■ TASK DETAILS
Starting at the first line of the listing below, retype each line up to and including the one that contains "minutes = list(range(61))". Leave pictures out.

■ RECORDS SHOWN
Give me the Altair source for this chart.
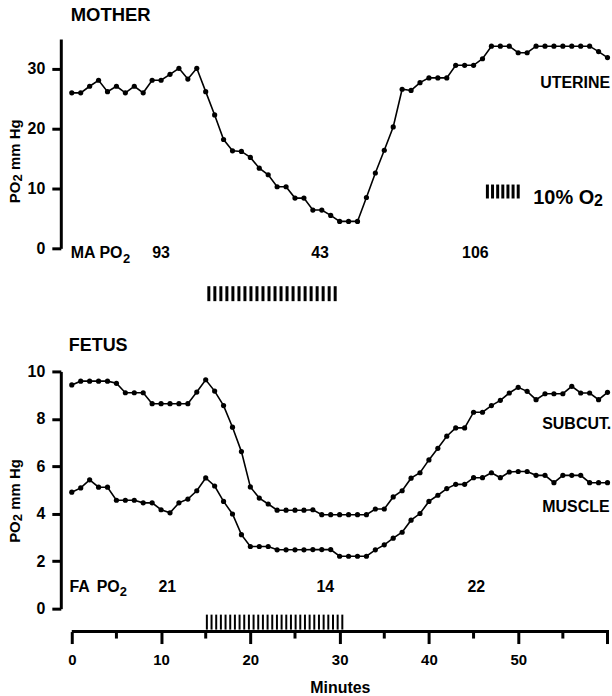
import altair as alt
import pandas as pd

# ---------------- data ----------------
minutes = list(range(61))

uterine = [26.0, 26.0, 27.1, 28.1, 26.2, 27.1, 26.0, 27.1, 26.0, 28.1,
           28.1, 29.1, 30.1, 28.3, 30.1, 26.2, 22.3, 18.2, 16.3, 16.2,
           15.2, 13.4, 12.3, 10.3, 10.3, 8.4, 8.4, 6.4, 6.4, 5.5,
           4.5, 4.5, 4.5, 8.5, 12.6, 16.4, 20.3, 26.6, 26.4, 27.7,
           28.5, 28.5, 28.5, 30.6, 30.6, 30.6, 31.7, 33.8, 33.8, 33.8,
           32.7, 32.7, 33.8, 33.8, 33.8, 33.8, 33.8, 33.8, 33.8, 32.9,
           31.9]

subcut = [9.43, 9.59, 9.59, 9.59, 9.59, 9.50, 9.10, 9.10, 9.10, 8.64,
          8.64, 8.64, 8.64, 8.64, 9.13, 9.65, 9.17, 8.56, 7.65, 6.62,
          5.13, 4.66, 4.41, 4.15, 4.15, 4.15, 4.15, 4.17, 3.96, 3.96,
          3.96, 3.96, 3.96, 3.96, 4.20, 4.20, 4.71, 4.97, 5.50, 5.73,
          6.27, 6.76, 7.27, 7.62, 7.62, 8.28, 8.28, 8.56, 8.78, 9.09,
          9.33, 9.16, 8.81, 9.06, 9.06, 9.06, 9.37, 9.09, 9.09, 8.81,
          9.12]

muscle = [4.91, 5.09, 5.43, 5.12, 5.12, 4.57, 4.57, 4.57, 4.46, 4.46,
          4.17, 4.04, 4.46, 4.62, 4.97, 5.51, 5.17, 4.52, 3.99, 3.12,
          2.62, 2.62, 2.62, 2.48, 2.48, 2.48, 2.48, 2.49, 2.49, 2.49,
          2.21, 2.21, 2.21, 2.21, 2.48, 2.69, 2.97, 3.22, 3.73, 4.01,
          4.52, 4.78, 5.06, 5.24, 5.24, 5.52, 5.52, 5.73, 5.52, 5.76,
          5.78, 5.78, 5.62, 5.62, 5.31, 5.62, 5.62, 5.62, 5.31, 5.31,
          5.31]

x_ticks = [0, 10, 20, 30, 40, 50, 60]
x_minor = [5, 15, 25, 35, 45, 55]
top_y_ticks = [0, 10, 20, 30]
bot_y_ticks = [0, 2, 4, 6, 8, 10]

ma_labels = ["93", "43", "106"]
ma_pos = [10.0, 27.8, 45.2]
fa_labels = ["21", "14", "22"]
fa_pos = [10.7, 28.4, 45.3]

# 10% O2 period hatch marks (decoration)
hatch_top = [round(15.35 + i * (29.5 - 15.35) / 21, 3) for i in range(22)]
hatch_bot = [round(15.13 + i * (30.3 - 15.13) / 29, 3) for i in range(30)]
legend_hatch = [round(46.55 + i * (50.0 - 46.55) / 6, 3) for i in range(7)]

# ---------------- style ----------------
FONT = "Liberation Sans"
XDOM = [-1.23, 60.17]
W = 550
H_TOP = 210
H_BOT = 238

xscale = alt.Scale(domain=XDOM, nice=False, zero=False)


def yaxis(values):
    return alt.Axis(values=values, title="", grid=False,
                    labelFont=FONT, labelFontSize=16, labelFontWeight="bold",
                    labelColor="black", labelPadding=7,
                    tickSize=9, tickWidth=3, tickColor="black",
                    domainColor="black", domainWidth=3)


xaxis_bot = alt.Axis(values=x_ticks, domain=False, grid=False, offset=23,
                     tickSize=12, tickWidth=3, tickColor="black",
                     labelFont=FONT, labelFontSize=15, labelFontWeight="bold",
                     labelColor="black", labelPadding=9,
                     labelExpr="datum.value == 60 ? '' : datum.label",
                     title="Minutes", titleFont=FONT, titleFontSize=16,
                     titleFontWeight="bold", titleColor="black",
                     titleX=280, titleY=61, titleBaseline="alphabetic")


def xt(field):
    return alt.X(field, type="quantitative", scale=xscale, axis=None)


def xb(field):
    return alt.X(field, type="quantitative", scale=xscale, axis=xaxis_bot)


def txt(s, x, y, size=16, align="left", baseline="middle", weight="bold", angle=0):
    kw = dict(font=FONT, fontSize=size, fontWeight=weight, color="black",
              align=align, baseline=baseline)
    if angle:
        kw["angle"] = angle
    return alt.Chart(pd.DataFrame({"t": [s]})).mark_text(**kw).encode(
        x=alt.value(x), y=alt.value(y), text="t:N")


def ytitle(y0):
    # rotated "PO2 mm Hg" with a true subscript 2
    return [
        txt("PO", -41.3, y0, size=15, baseline="alphabetic", angle=270),
        txt("2", -38.5, y0 - 21.7, size=13, baseline="alphabetic", angle=270),
        txt("mm Hg", -41.3, y0 - 33.3, size=15, baseline="alphabetic", angle=270),
    ]


# ---------------- top panel: MOTHER ----------------
mother_df = pd.DataFrame({"min": minutes, "po2": uterine})
ytop = alt.Y("po2:Q", scale=alt.Scale(domain=[0, 35], nice=False, zero=True),
             axis=yaxis(top_y_ticks))

top_line = alt.Chart(mother_df).mark_line(color="black", strokeWidth=1.6).encode(
    x=xt("min"), y=ytop)
top_pts = alt.Chart(mother_df).mark_circle(color="black", size=27, opacity=1).encode(
    x=xt("min"), y=ytop)

ma_df = pd.DataFrame({"pos": ma_pos, "lab": ma_labels})
top_nums = alt.Chart(ma_df).mark_text(
    font=FONT, fontSize=16, fontWeight="bold", color="black",
    align="center", baseline="alphabetic").encode(
    x=xt("pos"), y=alt.value(220), text="lab:N")

top_hatch = alt.Chart(pd.DataFrame({"h": hatch_top})).mark_rule(
    color="black", strokeWidth=3).encode(
    x=xt("h"), y=alt.value(248), y2=alt.value(263))

leg_hatch = alt.Chart(pd.DataFrame({"h": legend_hatch})).mark_rule(
    color="black", strokeWidth=3).encode(
    x=xt("h"), y=alt.value(146), y2=alt.value(160))

top = alt.layer(
    top_line, top_pts, top_nums, top_hatch, leg_hatch,
    *ytitle(164.7),
    txt("MOTHER", 10, -23.7, size=18.5),
    txt("MA PO", 10, 220, size=16, baseline="alphabetic"),
    txt("2", 62.4, 224.3, size=13, baseline="alphabetic"),
    txt("UTERINE", 481, 44, size=16),
    txt("10% O", 474, 165.7, size=20, baseline="alphabetic"),
    txt("2", 535, 167.3, size=16, baseline="alphabetic"),
).properties(width=W, height=H_TOP)

# ---------------- bottom panel: FETUS ----------------
fetus_df = pd.DataFrame({
    "min": minutes * 2,
    "po2": subcut + muscle,
    "series": ["SUBCUT."] * len(minutes) + ["MUSCLE"] * len(minutes),
})
ybot = alt.Y("po2:Q", scale=alt.Scale(domain=[0, 10], nice=False, zero=True),
             axis=yaxis(bot_y_ticks))

bot_line = alt.Chart(fetus_df).mark_line(color="black", strokeWidth=1.6).encode(
    x=xb("min"), y=ybot, detail="series:N")
bot_pts = alt.Chart(fetus_df).mark_circle(color="black", size=27, opacity=1).encode(
    x=xb("min"), y=ybot, detail="series:N")

fa_df = pd.DataFrame({"pos": fa_pos, "lab": fa_labels})
bot_nums = alt.Chart(fa_df).mark_text(
    font=FONT, fontSize=16, fontWeight="bold", color="black",
    align="center", baseline="alphabetic").encode(
    x=xb("pos"), y=alt.value(221), text="lab:N")

bot_hatch = alt.Chart(pd.DataFrame({"h": hatch_bot})).mark_rule(
    color="black", strokeWidth=2).encode(
    x=xb("h"), y=alt.value(244), y2=alt.value(259))

axis_line = alt.Chart(pd.DataFrame({"a": [0], "b": [XDOM[1]]})).mark_rule(
    color="black", strokeWidth=3).encode(
    x=xb("a"), x2="b:Q", y=alt.value(261))

minor_ticks = alt.Chart(pd.DataFrame({"m": x_minor})).mark_rule(
    color="black", strokeWidth=3).encode(
    x=xb("m"), y=alt.value(261), y2=alt.value(268))

bottom = alt.layer(
    bot_line, bot_pts, bot_nums, bot_hatch, axis_line, minor_ticks,
    *ytitle(172),
    txt("FETUS", 8, -25.5, size=18),
    txt("FA", 8.7, 221, size=16, baseline="alphabetic"),
    txt("PO", 36, 221, size=16, baseline="alphabetic"),
    txt("2", 59.1, 225.3, size=13, baseline="alphabetic"),
    txt("SUBCUT.", 483, 53, size=16),
    txt("MUSCLE", 483, 136, size=16),
).properties(width=W, height=H_BOT)

chart = alt.vconcat(top, bottom, spacing=33.5).properties(
    padding={"left": 7, "top": 4, "right": 0, "bottom": 0},
    background="white",
).configure_view(stroke="transparent")

chart.save("out.html", embed_options={"renderer": "svg", "actions": False})
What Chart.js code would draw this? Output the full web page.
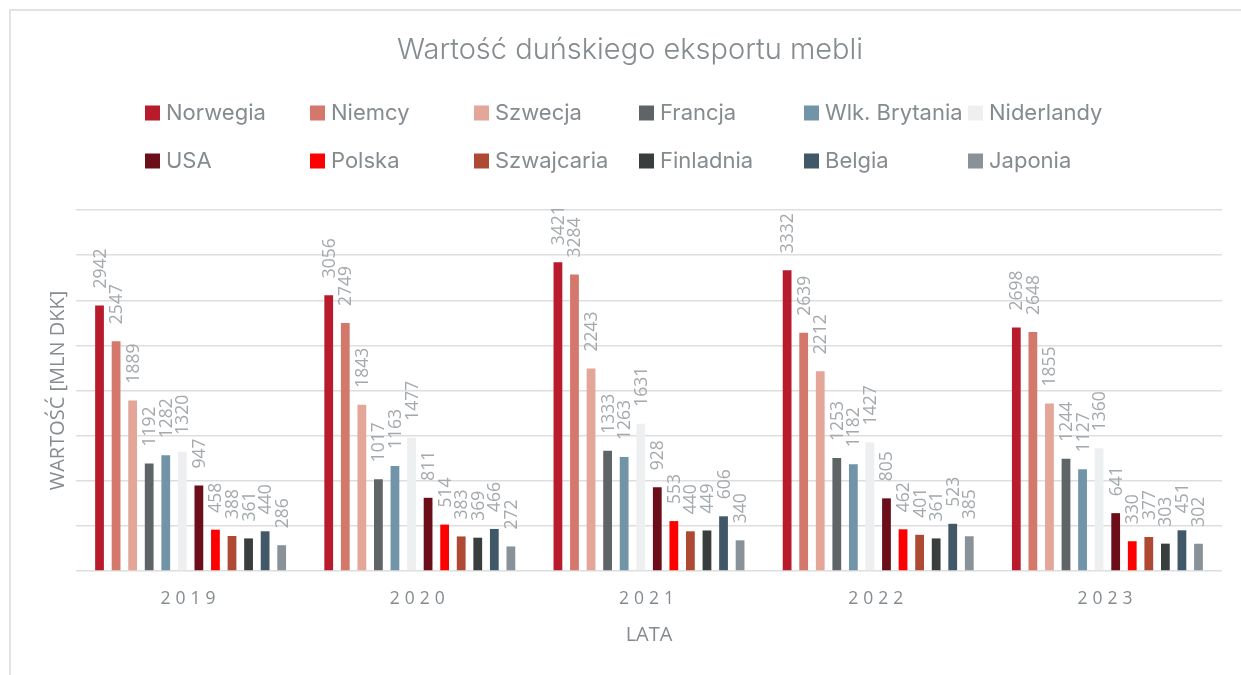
<!DOCTYPE html>
<html lang="pl">
<head>
<meta charset="utf-8">
<title>Wartość duńskiego eksportu mebli</title>
<script src="https://cdn.jsdelivr.net/npm/chart.js@4/dist/chart.umd.min.js"></script>
<style>
  html, body { margin: 0; padding: 0; background: #ffffff; }
  #wrap { position: relative; width: 1241px; height: 675px; overflow: hidden; }
  #frame { position: absolute; left: 9px; top: 9px; width: 1400px; height: 900px;
           border-left: 2px solid #e2e2e2; border-top: 2px solid #e2e2e2; }
  canvas { position: absolute; left: 0; top: 0; }
</style>
</head>
<body>
<div id="wrap">
  <div id="frame"></div>
  <canvas id="c" width="1241" height="675"></canvas>
</div>
<script>
// ---- data ----
const chartTitle = 'Wartość duńskiego eksportu mebli';
const yAxisTitle = 'WARTOŚĆ [MLN DKK]';
const xAxisTitle = 'LATA';
const years = ['2019', '2020', '2021', '2022', '2023'];

const seriesNames = ['Norwegia', 'Niemcy', 'Szwecja', 'Francja', 'Wlk. Brytania', 'Niderlandy',
                     'USA', 'Polska', 'Szwajcaria', 'Finladnia', 'Belgia', 'Japonia'];
const seriesColors = ['#b81c2c', '#d4786b', '#e3a698', '#5f6567', '#7194a9', '#eeeff1',
                      '#6b0e19', '#ff0000', '#ae4a33', '#393d3e', '#405868', '#8a9299'];

const norwegia     = [2942, 3056, 3421, 3332, 2698];
const niemcy       = [2547, 2749, 3284, 2639, 2648];
const szwecja      = [1889, 1843, 2243, 2212, 1855];
const francja      = [1192, 1017, 1333, 1253, 1244];
const wlkBrytania  = [1282, 1163, 1263, 1182, 1127];
const niderlandy   = [1320, 1477, 1631, 1427, 1360];
const usa          = [947, 811, 928, 805, 641];
const polska       = [458, 514, 553, 462, 330];
const szwajcaria   = [388, 383, 440, 401, 377];
const finladnia    = [361, 369, 449, 361, 303];
const belgia       = [440, 466, 606, 523, 451];
const japonia      = [286, 272, 340, 385, 302];

const seriesValues = [norwegia, niemcy, szwecja, francja, wlkBrytania, niderlandy,
                      usa, polska, szwajcaria, finladnia, belgia, japonia];

// ---- drawing ----
const GRAY_TEXT = '#858b8f';
const LABEL_TEXT = '#a4a9ad';

const customDraw = {
  id: 'customDraw',
  afterDatasetsDraw(chart) {
    const ctx = chart.ctx;
    ctx.save();
    ctx.font = '17.5px "Open Sans"';
    ctx.fillStyle = LABEL_TEXT;
    ctx.textAlign = 'left';
    ctx.textBaseline = 'middle';
    chart.data.datasets.forEach((ds, i) => {
      const meta = chart.getDatasetMeta(i);
      meta.data.forEach((bar, j) => {
        ctx.save();
        ctx.translate(bar.x + 1, bar.y - 17);
        ctx.rotate(-Math.PI / 2);
        ctx.fillText(String(ds.data[j]), 0, 0);
        ctx.restore();
      });
    });
    ctx.restore();
  },
  afterDraw(chart) {
    const ctx = chart.ctx;
    const area = chart.chartArea;
    ctx.save();
    // title
    ctx.fillStyle = GRAY_TEXT;
    ctx.textAlign = 'center';
    ctx.textBaseline = 'middle';
    ctx.font = '300 29px Inter';
    ctx.fillText(chartTitle, 630, 50);

    // legend (2 rows x 6 columns)
    const colX = [145, 310, 474, 639, 804, 968];
    const rowY = [113, 161];
    ctx.font = '22px Inter';
    ctx.textAlign = 'left';
    chart.data.datasets.forEach((ds, i) => {
      const c = i % 6, r = Math.floor(i / 6);
      const x = colX[c], y = rowY[r];
      ctx.fillStyle = ds.backgroundColor;
      ctx.fillRect(x, y - 7.5, 15, 15);
      ctx.fillStyle = GRAY_TEXT;
      ctx.fillText(ds.label, x + 21, y);
    });

    // x tick labels with letter spacing
    const xs = chart.scales.x;
    ctx.font = '17.5px "Open Sans"';
    ctx.fillStyle = GRAY_TEXT;
    ctx.textAlign = 'center';
    ctx.letterSpacing = '5px';
    chart.data.labels.forEach((lab, i) => {
      ctx.fillText(lab, xs.getPixelForValue(i), 599);
    });
    ctx.letterSpacing = '0px';

    // x axis title
    ctx.font = '20px "Open Sans"';
    ctx.fillText(xAxisTitle, (area.left + area.right) / 2, 635);

    // y axis title
    ctx.save();
    ctx.translate(58, (area.top + area.bottom) / 2);
    ctx.rotate(-Math.PI / 2);
    ctx.font = '20px "Open Sans"';
    ctx.fillText(yAxisTitle, 0, 0);
    ctx.restore();

    ctx.restore();
  }
};

const datasets = seriesNames.map((name, i) => ({
  label: name,
  data: seriesValues[i],
  backgroundColor: seriesColors[i],
  borderWidth: 0,
  categoryPercentage: 0.867,
  barPercentage: 0.53
}));

function build() {
  new Chart(document.getElementById('c'), {
    type: 'bar',
    data: { labels: years, datasets },
    options: {
      responsive: false,
      animation: false,
      layout: { padding: { left: 76, right: 19, top: 210, bottom: 104 } },
      plugins: {
        legend: { display: false },
        title: { display: false },
        tooltip: { enabled: false }
      },
      scales: {
        x: {
          grid: { display: false, drawTicks: false },
          border: { display: false },
          ticks: { display: false }
        },
        y: {
          min: 0, max: 4000,
          ticks: { display: false, stepSize: 500 },
          grid: { color: '#dedede', lineWidth: 1.5, drawTicks: false },
          border: { display: false }
        }
      }
    },
    plugins: [customDraw]
  });
}

Promise.all([
  document.fonts.load('17px "Open Sans"'),
  document.fonts.load('20px "Open Sans"'),
  document.fonts.load('22px Inter'),
  document.fonts.load('300 29px Inter')
]).then(build, build);
</script>
</body>
</html>
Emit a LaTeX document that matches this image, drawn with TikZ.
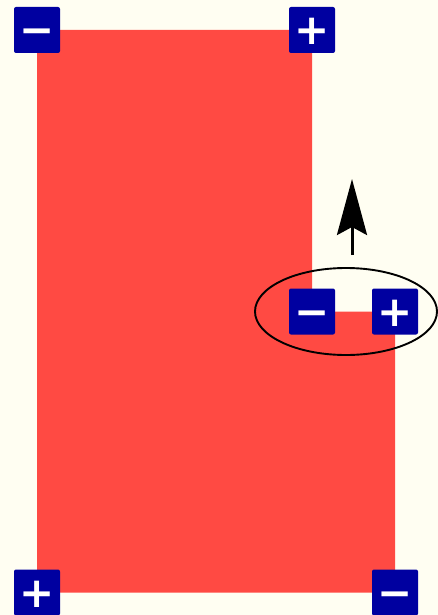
\documentclass[tikz,border=0pt]{standalone}
\usepackage{fontspec}
\newfontfamily\signfont{DejaVu Sans}
\usetikzlibrary{shapes,positioning,arrows.meta,backgrounds}

\definecolor{paper}{HTML}{FFFEF2}
\definecolor{plate}{HTML}{FF4A43}
\definecolor{pole}{HTML}{0000A0}

\begin{document}
\begin{tikzpicture}[x=1pt,y=-1pt,thick]
        %
        % `terminal' is used for the +/- corner boxes.
        % `loop' is used for the ring round the moving pair.
        \tikzstyle{terminal} = [fill=pole,text=white,minimum size=46pt,inner sep=0pt,rounded corners=2pt,
             font=\signfont\bfseries\fontsize{42}{42}\selectfont,text height=30pt,text depth=0pt]
        \tikzstyle{loop} = [draw,shape=ellipse,minimum width=182pt,minimum height=87pt,inner sep=0pt,line width=1.9pt]
        \useasboundingbox (0,0) rectangle (438,615);
        %
        % Corners
        \node[terminal] (tl) at (37,30) {−};
        \node[terminal] (tr) at (312,30) {+};
        \node[terminal] (ml) at (312,311.5) {−};
        \node[terminal] (mr) at (395,311.5) {+};
        \node[terminal] (bl) at (37,592.5) {+};
        \node[terminal] (br) at (395,592.5) {−};
        %
        % Plate
        \begin{scope}[on background layer]
        \fill[paper] (0,0) rectangle (438,615);
        \fill[plate] (tl.center) -- (tr.center) -- (ml.center) -- (mr.center) -- (br.center) -- (bl.center) -- cycle;
        \end{scope}
        %
        % Ring and arrow
        \node[loop] (ring) at (346,311.5) {};
        \coordinate (foot) at (352,255);
        \coordinate (head) at (352,179);
        \draw[line width=3pt,-{Stealth[length=56pt,width=30pt,inset=8pt]}] (foot) -- (head);
        %
\end{tikzpicture}
\end{document}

■ EXPECTED ANSWER
Give me the Altair source for this chart.
import altair as alt
import pandas as pd

# ---------------- data ----------------
minutes = list(range(61))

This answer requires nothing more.